* Provided data *
-------

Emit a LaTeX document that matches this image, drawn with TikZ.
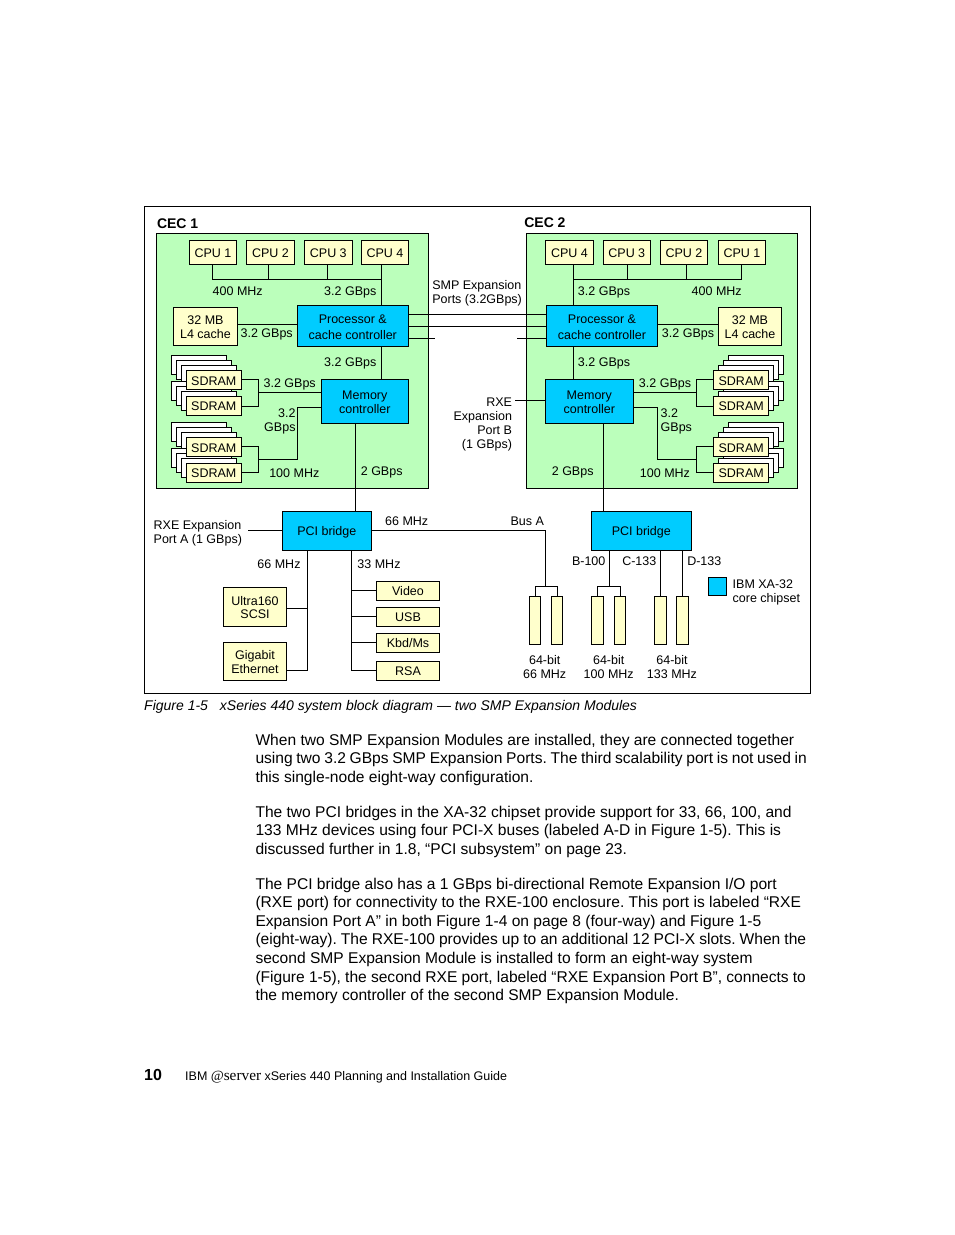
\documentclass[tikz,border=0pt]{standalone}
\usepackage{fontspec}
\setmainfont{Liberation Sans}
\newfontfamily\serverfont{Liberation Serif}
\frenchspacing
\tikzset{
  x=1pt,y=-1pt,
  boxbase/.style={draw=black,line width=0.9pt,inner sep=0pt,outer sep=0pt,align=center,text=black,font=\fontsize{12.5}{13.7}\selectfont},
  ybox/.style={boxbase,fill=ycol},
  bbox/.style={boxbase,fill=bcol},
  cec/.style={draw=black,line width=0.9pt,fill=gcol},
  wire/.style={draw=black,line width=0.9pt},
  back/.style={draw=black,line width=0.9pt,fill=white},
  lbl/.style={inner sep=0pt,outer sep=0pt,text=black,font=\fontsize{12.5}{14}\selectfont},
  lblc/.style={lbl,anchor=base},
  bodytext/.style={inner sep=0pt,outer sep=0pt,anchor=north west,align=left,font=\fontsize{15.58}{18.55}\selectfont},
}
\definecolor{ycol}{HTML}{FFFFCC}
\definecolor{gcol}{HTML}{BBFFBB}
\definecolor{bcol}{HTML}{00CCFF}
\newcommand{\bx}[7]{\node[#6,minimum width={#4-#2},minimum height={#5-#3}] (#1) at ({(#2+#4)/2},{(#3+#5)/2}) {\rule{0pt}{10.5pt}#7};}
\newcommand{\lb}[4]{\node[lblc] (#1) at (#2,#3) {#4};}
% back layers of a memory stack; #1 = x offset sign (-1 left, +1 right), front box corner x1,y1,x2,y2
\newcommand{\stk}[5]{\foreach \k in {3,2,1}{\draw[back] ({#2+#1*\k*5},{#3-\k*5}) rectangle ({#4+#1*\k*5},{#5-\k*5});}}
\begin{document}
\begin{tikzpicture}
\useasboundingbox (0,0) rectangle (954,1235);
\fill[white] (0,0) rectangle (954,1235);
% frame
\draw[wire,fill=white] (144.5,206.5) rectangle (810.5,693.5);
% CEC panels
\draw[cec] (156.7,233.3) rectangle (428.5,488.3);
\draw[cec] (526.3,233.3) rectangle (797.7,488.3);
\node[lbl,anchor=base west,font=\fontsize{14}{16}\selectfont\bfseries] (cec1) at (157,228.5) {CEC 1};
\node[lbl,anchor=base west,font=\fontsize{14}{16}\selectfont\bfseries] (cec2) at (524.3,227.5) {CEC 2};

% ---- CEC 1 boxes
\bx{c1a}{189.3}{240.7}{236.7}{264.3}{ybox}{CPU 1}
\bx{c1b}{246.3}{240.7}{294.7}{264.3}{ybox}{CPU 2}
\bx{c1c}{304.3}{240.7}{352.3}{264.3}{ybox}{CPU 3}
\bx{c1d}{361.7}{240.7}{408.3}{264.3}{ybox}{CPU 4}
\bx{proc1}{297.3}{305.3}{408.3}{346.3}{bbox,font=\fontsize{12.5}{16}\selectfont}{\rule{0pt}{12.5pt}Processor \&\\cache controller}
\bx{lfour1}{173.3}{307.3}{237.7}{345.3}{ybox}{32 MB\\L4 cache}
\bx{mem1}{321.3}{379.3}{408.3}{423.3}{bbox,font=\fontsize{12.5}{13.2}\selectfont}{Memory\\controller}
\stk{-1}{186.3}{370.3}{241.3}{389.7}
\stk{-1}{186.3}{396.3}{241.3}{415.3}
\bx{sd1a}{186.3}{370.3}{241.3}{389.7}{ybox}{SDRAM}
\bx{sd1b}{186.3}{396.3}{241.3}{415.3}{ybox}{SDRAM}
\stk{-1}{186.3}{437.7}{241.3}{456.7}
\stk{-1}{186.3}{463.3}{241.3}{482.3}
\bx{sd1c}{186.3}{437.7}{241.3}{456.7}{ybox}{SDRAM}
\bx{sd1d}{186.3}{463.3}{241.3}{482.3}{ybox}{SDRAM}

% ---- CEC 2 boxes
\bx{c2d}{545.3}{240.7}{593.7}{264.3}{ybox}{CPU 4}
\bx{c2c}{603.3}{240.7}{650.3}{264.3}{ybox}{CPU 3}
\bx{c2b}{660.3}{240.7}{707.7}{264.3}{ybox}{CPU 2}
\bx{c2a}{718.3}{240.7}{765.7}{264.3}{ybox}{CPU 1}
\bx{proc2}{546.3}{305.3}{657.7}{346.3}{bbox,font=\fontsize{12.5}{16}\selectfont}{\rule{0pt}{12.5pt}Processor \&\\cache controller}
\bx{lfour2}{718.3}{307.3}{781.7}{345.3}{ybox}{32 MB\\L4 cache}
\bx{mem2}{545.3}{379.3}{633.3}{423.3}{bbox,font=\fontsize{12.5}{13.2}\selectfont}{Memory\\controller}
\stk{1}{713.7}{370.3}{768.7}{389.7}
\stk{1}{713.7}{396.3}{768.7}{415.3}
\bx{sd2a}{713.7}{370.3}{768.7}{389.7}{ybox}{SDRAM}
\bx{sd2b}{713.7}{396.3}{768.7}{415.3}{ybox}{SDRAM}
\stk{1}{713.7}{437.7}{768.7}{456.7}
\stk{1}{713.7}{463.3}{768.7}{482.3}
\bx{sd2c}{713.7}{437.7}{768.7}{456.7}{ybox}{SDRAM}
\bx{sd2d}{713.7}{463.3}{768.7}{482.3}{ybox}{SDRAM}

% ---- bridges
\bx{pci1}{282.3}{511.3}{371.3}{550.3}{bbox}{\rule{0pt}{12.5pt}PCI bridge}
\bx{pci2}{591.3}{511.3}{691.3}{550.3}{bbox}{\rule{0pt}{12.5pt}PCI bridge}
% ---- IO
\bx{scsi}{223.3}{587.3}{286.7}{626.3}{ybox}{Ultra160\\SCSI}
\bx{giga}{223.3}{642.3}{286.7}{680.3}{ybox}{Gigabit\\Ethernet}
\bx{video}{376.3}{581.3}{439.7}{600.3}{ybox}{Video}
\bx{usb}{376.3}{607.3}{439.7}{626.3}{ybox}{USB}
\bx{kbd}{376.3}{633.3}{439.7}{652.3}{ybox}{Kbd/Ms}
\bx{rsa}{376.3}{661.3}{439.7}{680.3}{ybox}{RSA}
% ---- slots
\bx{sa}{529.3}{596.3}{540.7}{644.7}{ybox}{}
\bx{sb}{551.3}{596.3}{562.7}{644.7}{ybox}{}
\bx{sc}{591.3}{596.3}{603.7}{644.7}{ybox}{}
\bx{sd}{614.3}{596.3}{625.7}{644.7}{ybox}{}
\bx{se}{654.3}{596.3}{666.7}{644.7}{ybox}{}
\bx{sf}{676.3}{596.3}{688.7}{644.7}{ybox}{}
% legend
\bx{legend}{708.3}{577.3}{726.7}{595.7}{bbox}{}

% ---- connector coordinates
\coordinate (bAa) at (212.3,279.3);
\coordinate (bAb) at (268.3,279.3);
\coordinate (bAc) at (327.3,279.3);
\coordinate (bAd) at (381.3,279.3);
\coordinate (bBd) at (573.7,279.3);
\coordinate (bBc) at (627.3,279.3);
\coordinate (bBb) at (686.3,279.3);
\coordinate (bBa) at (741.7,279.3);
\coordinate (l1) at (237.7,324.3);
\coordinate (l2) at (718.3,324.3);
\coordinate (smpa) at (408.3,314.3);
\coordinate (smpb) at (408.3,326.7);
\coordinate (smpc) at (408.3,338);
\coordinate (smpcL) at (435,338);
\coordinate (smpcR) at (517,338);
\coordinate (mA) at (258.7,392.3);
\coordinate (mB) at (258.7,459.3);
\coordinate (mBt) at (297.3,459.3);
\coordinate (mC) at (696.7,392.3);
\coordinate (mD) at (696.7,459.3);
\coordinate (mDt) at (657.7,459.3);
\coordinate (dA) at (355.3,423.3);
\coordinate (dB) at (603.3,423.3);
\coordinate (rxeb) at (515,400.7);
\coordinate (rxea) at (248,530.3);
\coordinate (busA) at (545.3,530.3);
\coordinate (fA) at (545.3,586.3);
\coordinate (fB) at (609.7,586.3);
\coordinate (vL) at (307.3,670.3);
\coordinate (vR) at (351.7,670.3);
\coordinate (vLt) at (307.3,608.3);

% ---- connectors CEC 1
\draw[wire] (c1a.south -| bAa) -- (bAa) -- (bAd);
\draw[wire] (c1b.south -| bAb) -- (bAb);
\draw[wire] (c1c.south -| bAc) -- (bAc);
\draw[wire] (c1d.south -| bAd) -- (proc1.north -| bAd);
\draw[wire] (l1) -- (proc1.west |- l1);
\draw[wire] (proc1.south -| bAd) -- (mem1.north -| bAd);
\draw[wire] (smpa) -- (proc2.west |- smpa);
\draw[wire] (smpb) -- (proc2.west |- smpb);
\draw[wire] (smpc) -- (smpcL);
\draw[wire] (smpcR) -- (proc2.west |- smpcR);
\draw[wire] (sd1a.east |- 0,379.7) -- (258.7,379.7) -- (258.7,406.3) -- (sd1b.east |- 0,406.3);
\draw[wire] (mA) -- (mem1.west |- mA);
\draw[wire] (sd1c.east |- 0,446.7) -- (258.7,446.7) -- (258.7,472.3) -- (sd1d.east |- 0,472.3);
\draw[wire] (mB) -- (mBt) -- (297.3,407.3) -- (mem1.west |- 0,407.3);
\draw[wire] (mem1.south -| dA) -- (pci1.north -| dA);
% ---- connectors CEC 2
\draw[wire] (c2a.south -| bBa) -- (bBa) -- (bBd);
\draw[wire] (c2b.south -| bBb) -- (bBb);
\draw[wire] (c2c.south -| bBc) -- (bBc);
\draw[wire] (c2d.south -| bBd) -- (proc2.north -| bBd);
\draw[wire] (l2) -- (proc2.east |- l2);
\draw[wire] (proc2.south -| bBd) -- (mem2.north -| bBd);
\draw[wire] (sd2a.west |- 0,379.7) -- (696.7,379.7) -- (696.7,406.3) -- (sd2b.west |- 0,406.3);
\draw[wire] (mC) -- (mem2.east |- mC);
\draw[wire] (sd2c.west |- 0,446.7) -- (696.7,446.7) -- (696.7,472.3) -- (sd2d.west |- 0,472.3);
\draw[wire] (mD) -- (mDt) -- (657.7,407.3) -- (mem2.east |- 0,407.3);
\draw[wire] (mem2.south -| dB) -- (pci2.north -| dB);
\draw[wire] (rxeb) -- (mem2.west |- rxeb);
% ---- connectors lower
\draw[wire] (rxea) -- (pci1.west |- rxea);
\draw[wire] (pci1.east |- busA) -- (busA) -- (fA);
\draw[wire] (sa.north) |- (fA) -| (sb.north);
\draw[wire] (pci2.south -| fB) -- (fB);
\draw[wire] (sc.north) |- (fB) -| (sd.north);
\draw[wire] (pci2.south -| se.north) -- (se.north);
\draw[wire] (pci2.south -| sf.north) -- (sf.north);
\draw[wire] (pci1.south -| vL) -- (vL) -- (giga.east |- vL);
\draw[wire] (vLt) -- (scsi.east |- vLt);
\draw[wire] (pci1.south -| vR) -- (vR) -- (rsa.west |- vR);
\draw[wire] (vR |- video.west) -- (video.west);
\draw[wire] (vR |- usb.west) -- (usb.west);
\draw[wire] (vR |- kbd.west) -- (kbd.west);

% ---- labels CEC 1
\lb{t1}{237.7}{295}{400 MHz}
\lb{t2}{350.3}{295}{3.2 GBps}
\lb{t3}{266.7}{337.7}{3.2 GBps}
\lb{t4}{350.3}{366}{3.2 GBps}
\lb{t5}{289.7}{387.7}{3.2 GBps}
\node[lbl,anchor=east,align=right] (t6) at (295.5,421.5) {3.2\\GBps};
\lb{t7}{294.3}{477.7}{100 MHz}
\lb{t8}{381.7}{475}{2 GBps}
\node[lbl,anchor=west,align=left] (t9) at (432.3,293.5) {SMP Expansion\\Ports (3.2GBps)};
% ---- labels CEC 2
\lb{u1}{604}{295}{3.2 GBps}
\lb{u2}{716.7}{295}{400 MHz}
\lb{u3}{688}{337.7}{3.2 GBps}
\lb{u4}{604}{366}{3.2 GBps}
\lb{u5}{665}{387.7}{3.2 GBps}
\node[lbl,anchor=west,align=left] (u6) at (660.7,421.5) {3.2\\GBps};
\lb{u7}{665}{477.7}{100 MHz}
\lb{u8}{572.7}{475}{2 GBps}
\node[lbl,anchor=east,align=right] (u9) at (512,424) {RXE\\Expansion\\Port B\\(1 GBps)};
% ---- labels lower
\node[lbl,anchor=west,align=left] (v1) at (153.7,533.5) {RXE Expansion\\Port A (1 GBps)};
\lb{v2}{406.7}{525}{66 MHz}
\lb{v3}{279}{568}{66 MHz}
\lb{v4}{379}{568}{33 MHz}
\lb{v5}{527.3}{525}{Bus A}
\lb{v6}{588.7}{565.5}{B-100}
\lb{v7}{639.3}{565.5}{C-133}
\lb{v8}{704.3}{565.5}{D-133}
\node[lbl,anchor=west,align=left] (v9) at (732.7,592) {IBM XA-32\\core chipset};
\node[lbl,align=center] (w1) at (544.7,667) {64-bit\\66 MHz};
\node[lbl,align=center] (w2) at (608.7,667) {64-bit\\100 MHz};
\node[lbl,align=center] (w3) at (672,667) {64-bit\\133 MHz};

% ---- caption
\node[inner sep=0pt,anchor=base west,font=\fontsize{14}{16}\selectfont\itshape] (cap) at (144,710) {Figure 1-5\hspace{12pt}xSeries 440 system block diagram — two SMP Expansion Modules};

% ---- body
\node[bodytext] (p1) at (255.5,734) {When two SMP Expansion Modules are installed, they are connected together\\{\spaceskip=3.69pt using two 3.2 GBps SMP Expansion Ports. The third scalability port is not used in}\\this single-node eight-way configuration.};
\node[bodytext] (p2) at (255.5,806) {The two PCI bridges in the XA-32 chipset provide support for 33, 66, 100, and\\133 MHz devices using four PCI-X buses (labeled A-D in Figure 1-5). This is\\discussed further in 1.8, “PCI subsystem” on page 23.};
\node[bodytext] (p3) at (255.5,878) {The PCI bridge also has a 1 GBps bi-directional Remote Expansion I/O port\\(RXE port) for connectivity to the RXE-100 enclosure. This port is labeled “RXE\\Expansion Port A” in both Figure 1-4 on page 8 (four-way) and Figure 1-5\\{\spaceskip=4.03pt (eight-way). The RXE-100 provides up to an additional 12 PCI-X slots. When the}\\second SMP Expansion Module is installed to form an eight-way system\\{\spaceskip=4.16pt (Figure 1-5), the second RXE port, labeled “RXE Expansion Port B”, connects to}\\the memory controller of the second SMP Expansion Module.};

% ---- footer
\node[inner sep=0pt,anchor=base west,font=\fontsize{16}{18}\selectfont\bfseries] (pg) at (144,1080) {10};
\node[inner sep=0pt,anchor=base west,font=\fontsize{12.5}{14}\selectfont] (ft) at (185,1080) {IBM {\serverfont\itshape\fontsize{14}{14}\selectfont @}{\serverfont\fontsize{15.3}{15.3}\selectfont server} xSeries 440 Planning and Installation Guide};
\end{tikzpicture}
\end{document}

-------

* Stated problem *
Pictures stay out. Print the data exactly, from its first line through the line containing "(cec2) at (524.3,227.5)".

* Correct result *
Emit a LaTeX document that matches this image, drawn with TikZ.
\documentclass[tikz,border=0pt]{standalone}
\usepackage{fontspec}
\setmainfont{Liberation Sans}
\newfontfamily\serverfont{Liberation Serif}
\frenchspacing
\tikzset{
  x=1pt,y=-1pt,
  boxbase/.style={draw=black,line width=0.9pt,inner sep=0pt,outer sep=0pt,align=center,text=black,font=\fontsize{12.5}{13.7}\selectfont},
  ybox/.style={boxbase,fill=ycol},
  bbox/.style={boxbase,fill=bcol},
  cec/.style={draw=black,line width=0.9pt,fill=gcol},
  wire/.style={draw=black,line width=0.9pt},
  back/.style={draw=black,line width=0.9pt,fill=white},
  lbl/.style={inner sep=0pt,outer sep=0pt,text=black,font=\fontsize{12.5}{14}\selectfont},
  lblc/.style={lbl,anchor=base},
  bodytext/.style={inner sep=0pt,outer sep=0pt,anchor=north west,align=left,font=\fontsize{15.58}{18.55}\selectfont},
}
\definecolor{ycol}{HTML}{FFFFCC}
\definecolor{gcol}{HTML}{BBFFBB}
\definecolor{bcol}{HTML}{00CCFF}
\newcommand{\bx}[7]{\node[#6,minimum width={#4-#2},minimum height={#5-#3}] (#1) at ({(#2+#4)/2},{(#3+#5)/2}) {\rule{0pt}{10.5pt}#7};}
\newcommand{\lb}[4]{\node[lblc] (#1) at (#2,#3) {#4};}
% back layers of a memory stack; #1 = x offset sign (-1 left, +1 right), front box corner x1,y1,x2,y2
\newcommand{\stk}[5]{\foreach \k in {3,2,1}{\draw[back] ({#2+#1*\k*5},{#3-\k*5}) rectangle ({#4+#1*\k*5},{#5-\k*5});}}
\begin{document}
\begin{tikzpicture}
\useasboundingbox (0,0) rectangle (954,1235);
\fill[white] (0,0) rectangle (954,1235);
% frame
\draw[wire,fill=white] (144.5,206.5) rectangle (810.5,693.5);
% CEC panels
\draw[cec] (156.7,233.3) rectangle (428.5,488.3);
\draw[cec] (526.3,233.3) rectangle (797.7,488.3);
\node[lbl,anchor=base west,font=\fontsize{14}{16}\selectfont\bfseries] (cec1) at (157,228.5) {CEC 1};
\node[lbl,anchor=base west,font=\fontsize{14}{16}\selectfont\bfseries] (cec2) at (524.3,227.5) {CEC 2};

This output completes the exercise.